James Surls: The Splendora Years

 

 

 

 

 

 

 

 

 

 

 

 

 

 

 

 

 

 

 

 

 

 
  Blaffer Gallery - The Art Museum of the University of Houston
September 17 - November 12, 2005

 

 

A Look through the thorn tree (drawing)
1979

 

 

Pencil on paper          29 x 42 in          73.7 x 106.7 cm          Collection of the artist

"A church nestled in the far woods suggests the dream of security. The foreground scene suggests the difficulties that must be faced before that can be attained. Surls’s alter ego sits on the back of a cow and raises a pair of wings as the cow walks across a bridge.
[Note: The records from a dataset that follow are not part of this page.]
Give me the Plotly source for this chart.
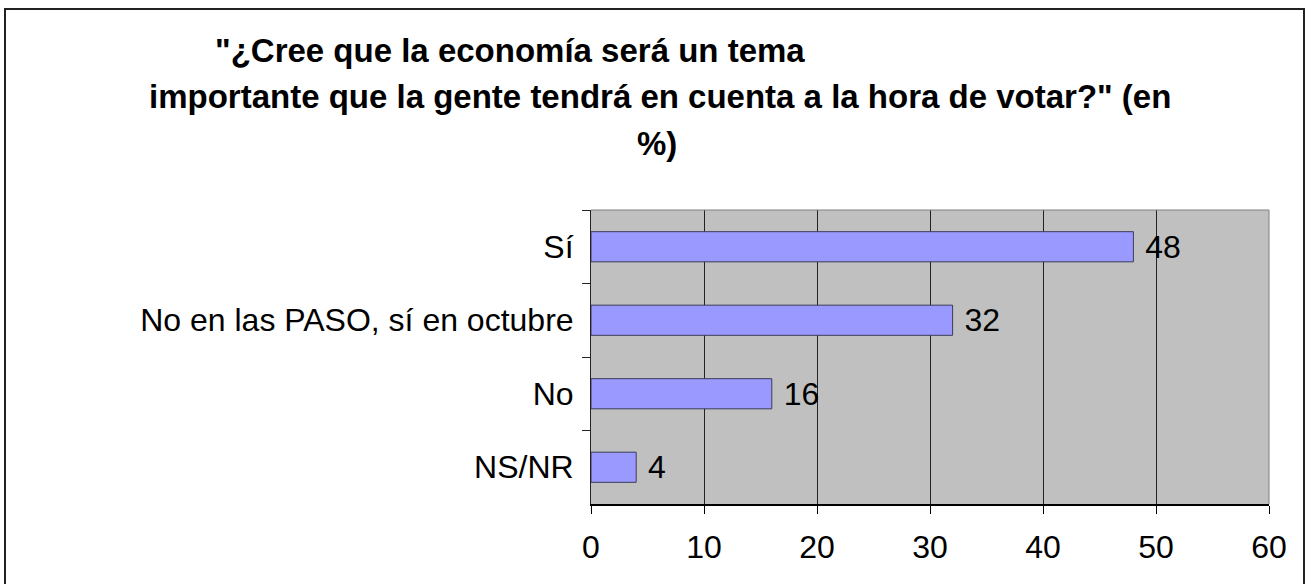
import plotly.graph_objects as go

categories = ["Sí", "No en las PASO, sí en octubre", "No", "NS/NR"]
values = [48, 32, 16, 4]
x_ticks = [0, 10, 20, 30, 40, 50, 60]
title_lines = ["\"¿Cree que la economía será un tema",
               "importante que la gente tendrá en cuenta a la hora de votar?\" (en",
               "%)"]

W, H = 1307, 584
L, R, T, B = 591, 1269, 210, 504
pw, ph = R - L, B - T


def px_x(p):
    return (p - L) / pw


def px_y(p):
    return (B - p) / ph


FONT = "Liberation Sans, Arial, sans-serif"
FS = 32

fig = go.Figure(go.Bar(
    x=values, y=categories, orientation="h",
    width=0.41,
    marker=dict(color="#9999FF", line=dict(color="#3C3C5A", width=1)),
    text=values, texttemplate="\u00a0%{x}", textposition="outside",
    textfont=dict(family=FONT, size=FS, color="black"),
    constraintext="none",
    cliponaxis=False, hoverinfo="skip",
))

shapes = [
    # outer chart border
    dict(type="rect", xref="paper", yref="paper",
         x0=px_x(5), x1=px_x(1304), y0=px_y(600), y1=px_y(9),
         line=dict(color="#222", width=2), layer="above"),
    # top and right plot border (gray)
    dict(type="line", xref="paper", yref="paper", x0=0, x1=1, y0=1, y1=1,
         line=dict(color="#808080", width=1)),
    dict(type="line", xref="paper", yref="paper", x0=1, x1=1, y0=0, y1=1,
         line=dict(color="#808080", width=1)),
]

annotations = []
title_pos = [(510, 50), (660, 96), (657, 143)]
for txt, (cx, cy) in zip(title_lines, title_pos):
    annotations.append(dict(
        text="<b>" + txt + "</b>", xref="paper", yref="paper",
        x=px_x(cx), y=px_y(cy), xanchor="center", yanchor="middle",
        showarrow=False, font=dict(family=FONT, size=33, color="black"),
    ))

fig.update_layout(
    width=W, height=H,
    margin=dict(l=L, r=W - R, t=T, b=H - B, pad=0),
    paper_bgcolor="white", plot_bgcolor="#C0C0C0",
    showlegend=False,
    font=dict(family=FONT, size=FS, color="black"),
    shapes=shapes, annotations=annotations,
    bargap=0.59,
)
fig.update_xaxes(
    range=[0, 60], tickvals=x_ticks, ticktext=[str(v) for v in x_ticks],
    showgrid=True, gridcolor="#222", gridwidth=1,
    zeroline=False, showline=True, linecolor="black", linewidth=1.5,
    ticks="outside", ticklen=8, tickcolor="black", tickwidth=1,
    tickfont=dict(family=FONT, size=FS, color="black"),
    ticklabelstandoff=6,
)
fig.update_yaxes(
    categoryorder="array", categoryarray=categories,
    range=[3.5, -0.5],
    showgrid=False, zeroline=False,
    showline=True, linecolor="#222", linewidth=1,
    ticks="outside", ticklen=8, tickcolor="#222", tickwidth=1,
    tickson="boundaries",
    tickfont=dict(family=FONT, size=FS, color="black"),
    ticklabelstandoff=10,
)

fig.write_html("out.html", config={"displayModeBar": False},
               post_script="document.body.style.margin='0';")
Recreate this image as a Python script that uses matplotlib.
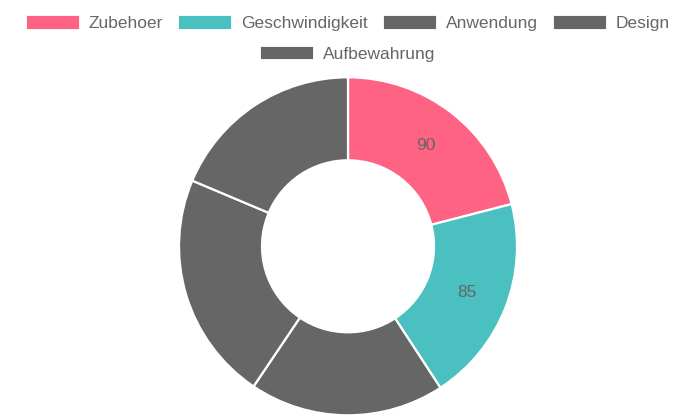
import matplotlib
matplotlib.use("Agg")
import matplotlib.pyplot as plt
from matplotlib.patches import Rectangle

# ---- data ----
labels = ["Zubehoer", "Geschwindigkeit", "Anwendung", "Design", "Aufbewahrung"]
values = [90, 85, 80, 94, 80]
colors = ["#FF6384", "#4BC0C0", "#666666", "#666666", "#666666"]

TXT = "#666666"
FS = 12.5  # pt
W, H = 696, 418

plt.rcParams["font.family"] = ["Liberation Sans", "DejaVu Sans"]

fig = plt.figure(figsize=(W / 100, H / 100), dpi=100)
ax = fig.add_axes([0, 0, 1, 1])
ax.set_xlim(0, W)
ax.set_ylim(0, H)
ax.set_aspect("equal")
ax.axis("off")

total = sum(values)
cx, cy = 348, H - 246.3
R, r_in = 169, 86

wedges, texts, autotexts = ax.pie(
    values,
    colors=colors,
    startangle=90,
    counterclock=False,
    radius=R,
    center=(cx, cy),
    wedgeprops=dict(width=R - r_in, edgecolor="white", linewidth=1.6),
    autopct=lambda p: f"{p * total / 100:.0f}",
    pctdistance=((R + r_in) / 2) / R,
    textprops=dict(color=TXT, fontsize=FS),
    frame=True,
)
ax.set_xlim(0, W)
ax.set_ylim(0, H)
ax.axis("off")

# ---- legend (Chart.js-like, centered rows) ----
box_w, box_h = 53, 13.5
gap_box_txt = 10
pad_items = 15
row_centers = [22.2, 52.7]  # px from top
max_row_w = W - 20

fig.canvas.draw()
renderer = fig.canvas.get_renderer()

def text_width(s):
    t = ax.text(0, 0, s, fontsize=FS)
    bb = t.get_window_extent(renderer=renderer)
    t.remove()
    return bb.width

items = [(lab, col, text_width(lab)) for lab, col in zip(labels, colors)]
rows = [[]]
cur = 0
for it in items:
    w_it = box_w + gap_box_txt + it[2]
    add = w_it if not rows[-1] else pad_items + w_it
    if rows[-1] and cur + add > max_row_w:
        rows.append([])
        cur = 0
        add = w_it
    rows[-1].append(it)
    cur += add

for ri, row in enumerate(rows):
    row_w = sum(box_w + gap_box_txt + it[2] for it in row) + pad_items * (len(row) - 1)
    x = (W - row_w) / 2
    yc = H - row_centers[ri]
    for lab, col, tw in row:
        ax.add_patch(Rectangle((x, yc - box_h / 2), box_w, box_h,
                               facecolor=col, edgecolor="white", linewidth=0.6,
                               clip_on=False))
        ax.text(x + box_w + gap_box_txt, yc - 6.2, lab, fontsize=FS,
                color=TXT, va="baseline", ha="left")
        x += box_w + gap_box_txt + tw + pad_items

fig.savefig("out.png", dpi=100)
On the other side of the bridge another child bears a pair of mirrors emblazoned with eyes, symbols of internal vision and intuition. Meanwhile, we look at the scene through a line drawing of another larger figure holding a hand mirror which reflects back a geometric maze, suggesting an adherence to reason. Thus the work becomes a narrative about innocence, experience and painful knowledge. Surls explains that the cow is generally a female symbol, suggesting here that it is the force of the female which carries one across the bridge and through the difficulties of life."

-Eleanor Heartney, from Splendora: A Love Story in the publication "James Surls: The Splendora Years, 1977-1997."